Tuesday, August 15, 2006

Adaptasi

Kembali berada di Jakarta sejak Sabtu (12 Agustus) lalu. Hal pertama yang harus dijalani: beradaptasi. Begitu menjejakkan kaki di bandara Soekarno-Hatta yang maha luas itu langsung harus beradaptasi dengan lambannya petugas imigrasi memeriksa paspor...wah, antrinya maha panjang dan berhasil membuat semua penumpang yang ingin bergegas keluar dari bandara terhalang oleh proses yang lambat. Hal lain, kita juga harus beradaptasi dengan fasilitas bandara yang sangat seadanya. Kondisi toilet bandara besar ini sangatlah mengenaskan. Jorok dan jorok. Kalau mau memakai istilah bahasa Batak, maka pantaslah si bandara ini disebut "bolon", artinya: hanya besar saja tapi tak ada secuilpun keindahannya.
Adaptasi lain yang sulit pastilah soal waktu.

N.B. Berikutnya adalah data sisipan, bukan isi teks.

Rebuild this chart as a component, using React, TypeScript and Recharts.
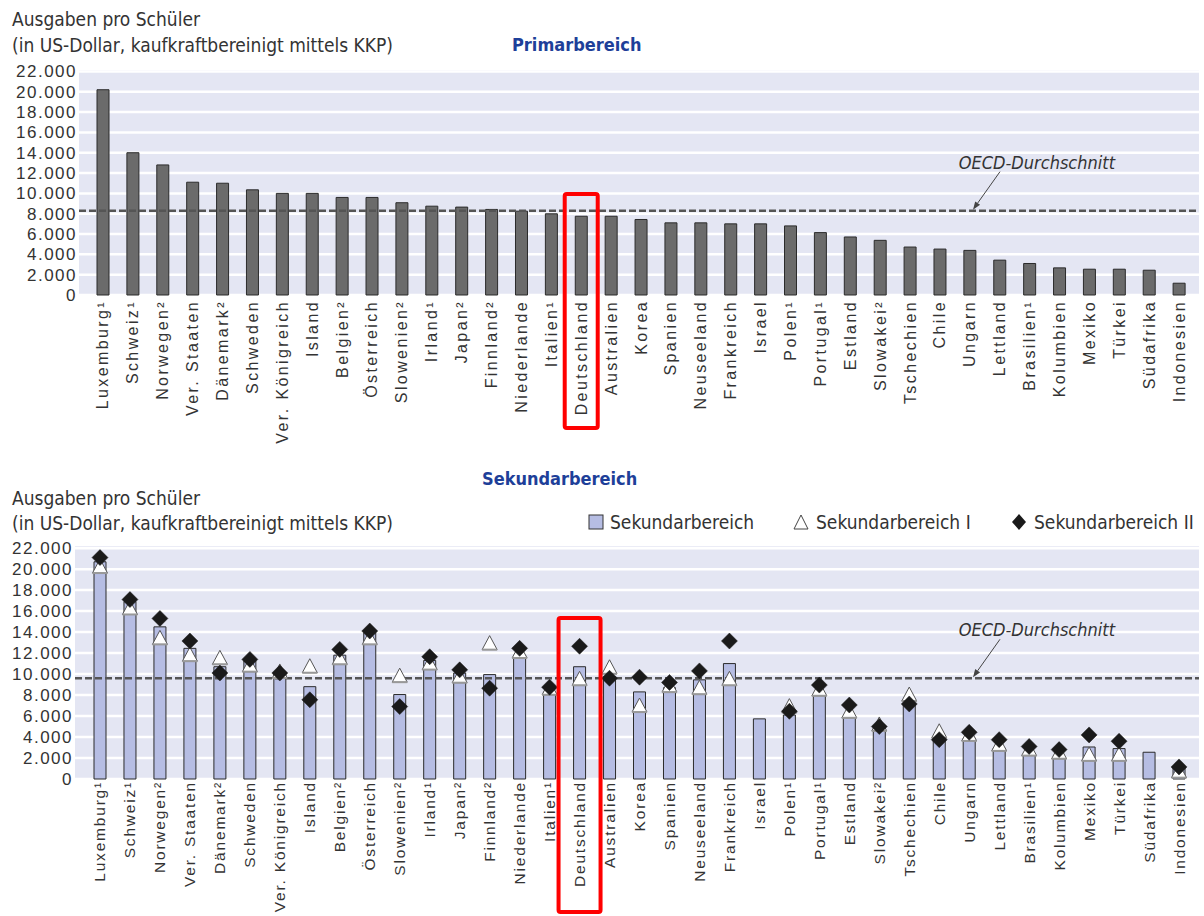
import { Bar, CartesianGrid, ComposedChart, ReferenceLine, Scatter, XAxis, YAxis } from "recharts"

const countries = [
  "Luxemburg¹", "Schweiz¹", "Norwegen²", "Ver. Staaten", "Dänemark²", "Schweden", "Ver. Königreich",
  "Island", "Belgien²", "Österreich", "Slowenien²", "Irland¹", "Japan²", "Finnland²", "Niederlande",
  "Italien¹", "Deutschland", "Australien", "Korea", "Spanien", "Neuseeland", "Frankreich", "Israel",
  "Polen¹", "Portugal¹", "Estland", "Slowakei²", "Tschechien", "Chile", "Ungarn", "Lettland",
  "Brasilien¹", "Kolumbien", "Mexiko", "Türkei", "Südafrika", "Indonesien",
]

const primar = [
  20200, 14000, 12800, 11100, 11000, 10350, 10000, 10000, 9600, 9600,
  9080, 8740, 8650, 8420, 8250, 7990, 7750, 7750, 7430, 7100,
  7100, 7000, 7000, 6800, 6140, 5710, 5380, 4720, 4520, 4390,
  3430, 3100, 2670, 2540, 2540, 2440, 1160,
]

const sekundar = [
  20700, 16900, 14500, 12450, 10700, 11250, 10000, 8800, 11800, 13950,
  8050, 11300, 10100, 9950, 11800, 8300, 10700, 9750, 8300, 8700,
  9450, 11000, 5730, 6100, 8000, 5950, 4700, 7200, 3900, 3900,
  2950, 2300, 2000, 3050, 2900, 2550, 1050,
]

const sekundarI = [
  20200, 16250, 13400, 11800, 11500, 10800, 10200, 10700, 11500, 13400,
  9800, 11000, 9750, 12900, 12100, 8600, 9500, 10600, 6950, 8850,
  8650, 9500, null, 6900, 8500, 6400, 5150, 8000, 4500, 4200,
  3250, 2800, 2500, 2300, 2300, null, 700,
]

const sekundarII = [
  21100, 17100, 15300, 13150, 10100, 11400, 10100, 7550, 12350, 14100,
  6900, 11650, 10400, 8650, 12450, 8750, 12650, 9600, 9700, 9200,
  10300, 13150, null, 6450, 8950, 7050, 5000, 7150, 3750, 4450,
  3750, 3100, 2800, 4200, 3600, null, 1150,
]

const yTicks = [0, 2000, 4000, 6000, 8000, 10000, 12000, 14000, 16000, 18000, 20000, 22000]
const oecdPrimar = 8300
const oecdSekundar = 9600
const highlight = "Deutschland"

const primarData = countries.map((name, i) => ({ name, wert: primar[i] }))
const sekData = countries.map((name, i) => ({
  name,
  sek: sekundar[i],
  sek1: sekundarI[i],
  sek2: sekundarII[i],
}))

const LAVENDER = "#e4e6f3"
const BLUE = "#1e3f99"
const TEXT = "#333333"
const NARROW = '"Liberation Sans Narrow", "DejaVu Sans Condensed", "Liberation Sans", sans-serif'
const TICKFONT = '"Liberation Sans", Arial, sans-serif'

const fmt = (v: number) => String(v).replace(/\B(?=(\d{3})+(?!\d))/g, ".")

function CountryTick(props: any) {
  const { x, y, payload, boxTop, boxBottom, boxWidth, spacing, offset, size } = props
  const tx = x + 5.5
  const ty = y + offset
  return (
    <g>
      {payload.value === highlight && (
        <rect
          x={x - boxWidth / 2}
          y={y - boxTop}
          width={boxWidth}
          height={boxTop + boxBottom}
          rx={2}
          fill="none"
          stroke="#ff0000"
          strokeWidth={4}
        />
      )}
      <text
        x={tx}
        y={ty}
        transform={`rotate(-90 ${tx} ${ty})`}
        textAnchor="end"
        fontSize={size}
        letterSpacing={spacing}
        fontFamily={TICKFONT}
        fill={TEXT}
      >
        {payload.value}
      </text>
    </g>
  )
}

function OecdLabel(props: any) {
  const { viewBox } = props
  if (!viewBox) return null
  const { x, y, width } = viewBox
  const right = x + width
  const tx = right - 84
  const ax0 = right - 199
  const ay0 = y - 39
  const ax1 = right - 226
  const ay1 = y - 1
  const dx = ax1 - ax0
  const dy = ay1 - ay0
  const len = Math.sqrt(dx * dx + dy * dy)
  const ux = dx / len
  const uy = dy / len
  const hx = ax1 - ux * 8
  const hy = ay1 - uy * 8
  return (
    <g>
      <text
        x={tx}
        y={y - 42}
        textAnchor="end"
        fontSize={18}
        fontStyle="italic"
        fontFamily={NARROW}
        fill={TEXT}
      >
        OECD-Durchschnitt
      </text>
      <line x1={ax0} y1={ay0} x2={hx} y2={hy} stroke="#444" strokeWidth={1} />
      <polygon
        points={`${ax1},${ay1} ${hx - uy * 3},${hy + ux * 3} ${hx + uy * 3},${hy - ux * 3}`}
        fill="#444"
      />
    </g>
  )
}

function Triangle(props: any) {
  const { cx, cy, payload } = props
  if (payload == null || payload.sek1 == null || cy == null) return <g />
  return (
    <g>
      <polygon
        points={`${cx},${cy - 8} ${cx + 7.5},${cy + 6} ${cx - 7.5},${cy + 6}`}
        fill="#ffffff"
        stroke="#555"
        strokeWidth={1}
      />
      <line x1={cx - 7.5} y1={cy + 6} x2={cx + 7.5} y2={cy + 6} stroke="#999" strokeWidth={2} />
    </g>
  )
}

function Diamond(props: any) {
  const { cx, cy, payload } = props
  if (payload == null || payload.sek2 == null || cy == null) return <g />
  return (
    <polygon
      points={`${cx},${cy - 8} ${cx + 8},${cy} ${cx},${cy + 8} ${cx - 8},${cy}`}
      fill="#1a1a1a"
      stroke="#1a1a1a"
      strokeWidth={0.5}
    />
  )
}

const headerStyle: React.CSSProperties = {
  position: "absolute",
  fontFamily: NARROW,
  fontSize: 19,
  color: TEXT,
  whiteSpace: "nowrap",
  lineHeight: "20px",
}

const titleStyle: React.CSSProperties = {
  ...headerStyle,
  fontSize: 18,
  color: BLUE,
  fontWeight: "bold",
}

function LegendItem({ icon, label, left }: { icon: React.ReactNode; label: string; left: number }) {
  return (
    <div style={{ ...headerStyle, left, top: 512, display: "flex", alignItems: "center" }}>
      <svg width={18} height={18} style={{ marginRight: 6 }}>
        {icon}
      </svg>
      {label}
    </div>
  )
}

export default function App() {
  return (
    <div
      style={{
        position: "absolute",
        left: 0,
        top: 0,
        width: 1204,
        height: 916,
        background: "#ffffff",
        overflow: "hidden",
      }}
    >
      <div style={{ ...headerStyle, left: 12, top: 9 }}>Ausgaben pro Schüler</div>
      <div style={{ ...headerStyle, left: 12, top: 35 }}>(in US-Dollar, kaufkraftbereinigt mittels KKP)</div>
      <div style={{ ...titleStyle, left: 512, top: 35 }}>Primarbereich</div>

      <div style={{ position: "absolute", left: 0, top: 0 }}>
        <ComposedChart width={1204} height={445} data={primarData} margin={{ top: 69, right: 5, bottom: 0, left: 7 }}>
          <CartesianGrid vertical={false} stroke="#ffffff" strokeWidth={2.5} fill={LAVENDER} fillOpacity={1} />
          <YAxis
            width={72}
            domain={[0, 22240]}
            ticks={yTicks}
            tickFormatter={fmt}
            axisLine={false}
            tickLine={false}
            tickSize={0}
            tickMargin={2}
            tick={{ fontSize: 17, fill: TEXT, fontFamily: TICKFONT, letterSpacing: 1.5 }}
            interval={0}
          />
          <Bar dataKey="wert" fill="#6b6b6b" stroke="#2b2b2b" strokeWidth={1} barSize={12} isAnimationActive={false} />
          <ReferenceLine
            y={oecdPrimar}
            stroke="#555"
            strokeWidth={2.5}
            strokeDasharray="7 3"
            label={<OecdLabel />}
          />
          <XAxis
            dataKey="name"
            height={150}
            interval={0}
            axisLine={false}
            tickLine={false}
            tickSize={0}
            tickMargin={0}
            padding={{ left: 9, right: 5 }}
            tick={<CountryTick boxTop={101} boxBottom={133} boxWidth={33} spacing={2.4} offset={5} size={16} />}
          />
        </ComposedChart>
      </div>

      <div style={{ ...titleStyle, left: 482, top: 469 }}>Sekundarbereich</div>
      <div style={{ ...headerStyle, left: 12, top: 488 }}>Ausgaben pro Schüler</div>
      <div style={{ ...headerStyle, left: 12, top: 513 }}>(in US-Dollar, kaufkraftbereinigt mittels KKP)</div>
      <LegendItem
        left={586}
        label="Sekundarbereich"
        icon={<rect x={3} y={2} width={14} height={14} fill="#b6bde3" stroke="#333" strokeWidth={1} />}
      />
      <LegendItem
        left={792}
        label="Sekundarbereich I"
        icon={<polygon points="9,2 16,16 2,16" fill="#fff" stroke="#444" strokeWidth={1} />}
      />
      <LegendItem
        left={1010}
        label="Sekundarbereich II"
        icon={<polygon points="9,1 16,9 9,17 2,9" fill="#1a1a1a" />}
      />

      <div style={{ position: "absolute", left: 0, top: 530 }}>
        <ComposedChart width={1204} height={386} data={sekData} margin={{ top: 15, right: 5, bottom: 0, left: 3 }}>
          <CartesianGrid vertical={false} stroke="#ffffff" strokeWidth={2.5} fill={LAVENDER} fillOpacity={1} />
          <YAxis
            width={72}
            domain={[0, 22300]}
            ticks={yTicks}
            tickFormatter={fmt}
            axisLine={false}
            tickLine={false}
            tickSize={0}
            tickMargin={2}
            tick={{ fontSize: 17, fill: TEXT, fontFamily: TICKFONT, letterSpacing: 1.5 }}
            interval={0}
          />
          <Bar dataKey="sek" fill="#b6bde3" stroke="#2b2b2b" strokeWidth={1} barSize={12} isAnimationActive={false} />
          <ReferenceLine
            y={oecdSekundar}
            stroke="#555"
            strokeWidth={2.5}
            strokeDasharray="7 3"
            label={<OecdLabel />}
          />
          <Scatter dataKey="sek1" shape={<Triangle />} isAnimationActive={false} />
          <Scatter dataKey="sek2" shape={<Diamond />} isAnimationActive={false} />
          <XAxis
            dataKey="name"
            height={137}
            interval={0}
            axisLine={false}
            tickLine={false}
            tickSize={0}
            tickMargin={0}
            padding={{ left: 10, right: 5 }}
            tick={<CountryTick boxTop={161} boxBottom={133} boxWidth={42} spacing={1.8} offset={2} size={15.5} />}
          />
        </ComposedChart>
      </div>
    </div>
  )
}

Perbedaan waktu 5 jam antara Indonesia bagian barat dan Norway membuat badan ini juga harus pelan-pelan mengubah ritme sehari-hari. Jam tidur, makan dan beraktivitas harus segera disesuaikan dan ternyata butuh proses beberapa hari.
Sampai hari ini saya belum berani berpergian. Belum sanggup rasanya menghadapi kenyataan bahwa situasi jalan raya ruwet sekali. Nah, ini pastinya juga butuh proses adaptasi. Berada di kota Jakarta dengan jumlah penduduk yang hampir 12 juta dan berada di kota Bergen dengan jumlah penduduk hanya 400,000 orang pastilah sangat berbeda kondisi jalan rayanya.
Badan ini juga butuh adaptasi dalam hal makanan. Saya termasuk gampang terkena thypus, jadi harus hati-hati dalam memilih makanan. Kalau soal harga barang sih akan mudah beradaptasi karna harga-harga di sini jauh lebih murah daripada di Norway. Ini yang bikin hati lebih senang:)
Tapi ada hal lain yang butuh proses adaptasi juga, yaitu menerima kenyataan bahwa akses internet di sini (terutama lewat telkomnet) sangatlah lambat. Wah, beda bumi dan langitlah dengan akses internet saat di Bergen yang kecepatannya sangat ruarrr biasa. Sekarang tidak gampang untuk meng-upload foto dan memposting cerita, misalnya. Tapi apa boleh buat, harus menerima fakta dan mencoba beradaptasi.
Dosen pembimbingku, Pak Olaf, selalu bilang indahnya berpindah-pindah lokasi adalah dalam proses beradaptasi. "That's the joy of being anthropologist! You have to learn how to adjust and follow the rhythm."

2 comments:

Anonymous said...

After two years, going back home is certainly a wonderful thing. Actually, people around u dont even realize that u'r away, because when u were not around, your love was. Welcome back dearest! - W.H

Stella Aleida Hutagalung said...

:) Thanks beb for drop in this blog and write a sweet comment:) Sesungguhnya aku kesepian di sana makanya sering gangguin orang lewat email,sms,dll,hehe.